++++ Exercise input

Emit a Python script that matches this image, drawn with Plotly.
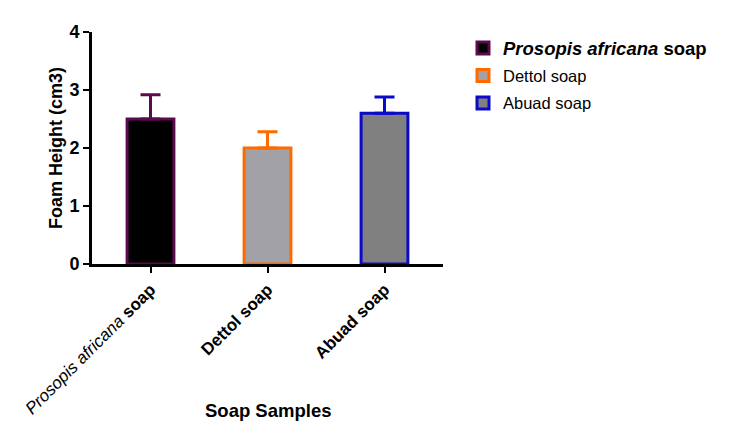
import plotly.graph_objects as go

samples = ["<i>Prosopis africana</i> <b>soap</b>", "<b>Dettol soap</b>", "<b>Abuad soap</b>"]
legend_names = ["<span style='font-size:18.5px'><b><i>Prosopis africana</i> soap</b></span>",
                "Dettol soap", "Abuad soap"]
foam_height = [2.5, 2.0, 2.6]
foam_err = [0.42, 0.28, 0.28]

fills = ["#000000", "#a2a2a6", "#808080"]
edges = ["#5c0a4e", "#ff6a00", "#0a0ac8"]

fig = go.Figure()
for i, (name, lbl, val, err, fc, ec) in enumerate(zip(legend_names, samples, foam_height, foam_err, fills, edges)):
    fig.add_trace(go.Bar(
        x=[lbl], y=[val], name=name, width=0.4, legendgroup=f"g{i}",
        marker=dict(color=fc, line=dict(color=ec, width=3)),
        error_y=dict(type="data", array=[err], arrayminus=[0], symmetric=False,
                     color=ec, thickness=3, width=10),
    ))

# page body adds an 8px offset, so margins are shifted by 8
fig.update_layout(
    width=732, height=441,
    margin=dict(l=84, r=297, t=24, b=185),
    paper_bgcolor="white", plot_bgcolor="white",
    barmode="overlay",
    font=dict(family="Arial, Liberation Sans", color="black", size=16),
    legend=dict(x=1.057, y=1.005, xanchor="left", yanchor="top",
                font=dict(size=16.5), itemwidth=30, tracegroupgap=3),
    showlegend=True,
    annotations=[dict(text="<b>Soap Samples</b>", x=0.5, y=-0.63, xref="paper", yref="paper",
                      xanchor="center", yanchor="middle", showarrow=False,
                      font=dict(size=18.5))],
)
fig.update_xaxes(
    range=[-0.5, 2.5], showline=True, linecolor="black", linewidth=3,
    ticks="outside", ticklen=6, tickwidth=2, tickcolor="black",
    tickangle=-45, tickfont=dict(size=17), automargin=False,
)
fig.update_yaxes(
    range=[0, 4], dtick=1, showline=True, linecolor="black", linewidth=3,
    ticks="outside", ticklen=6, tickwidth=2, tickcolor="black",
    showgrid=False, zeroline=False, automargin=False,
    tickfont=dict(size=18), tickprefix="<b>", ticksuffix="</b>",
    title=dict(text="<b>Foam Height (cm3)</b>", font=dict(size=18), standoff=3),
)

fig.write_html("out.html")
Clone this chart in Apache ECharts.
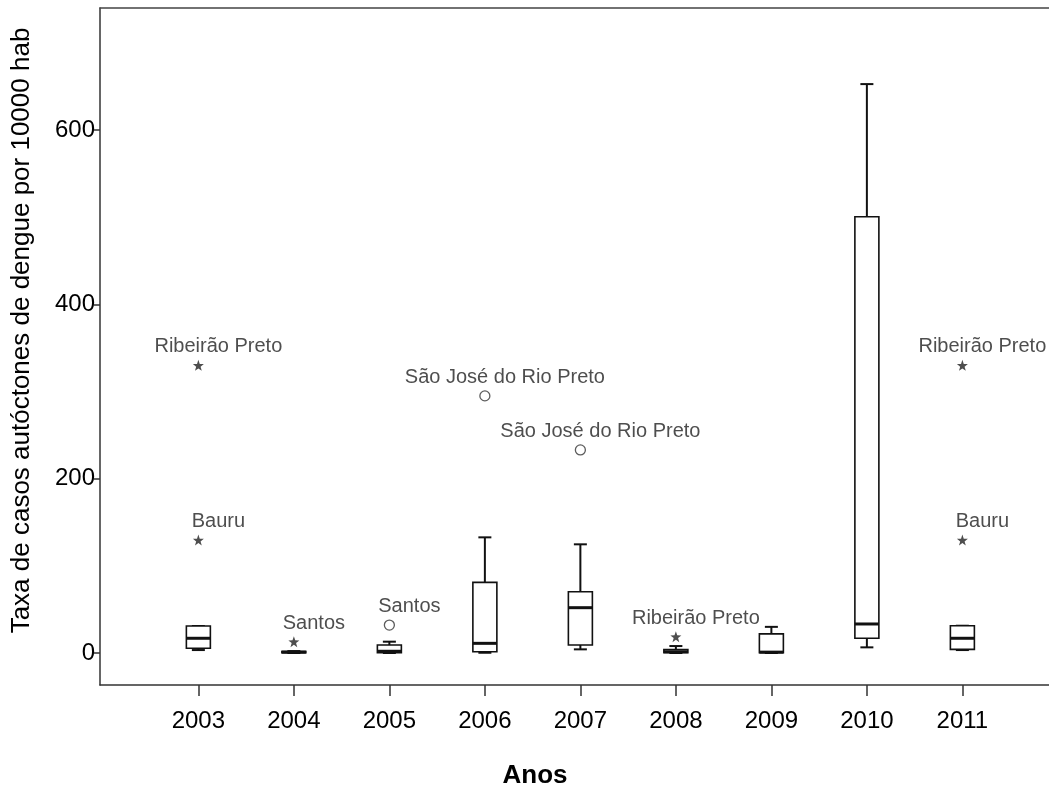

++++++++

Problem to work on = Return the lines exactly as they stand, from the start of the entries through the line holding "import plotly.graph_objects as go"; omit the pictures.

Exercise solution =
Emit a Python script that matches this image, drawn with Plotly.
import plotly.graph_objects as go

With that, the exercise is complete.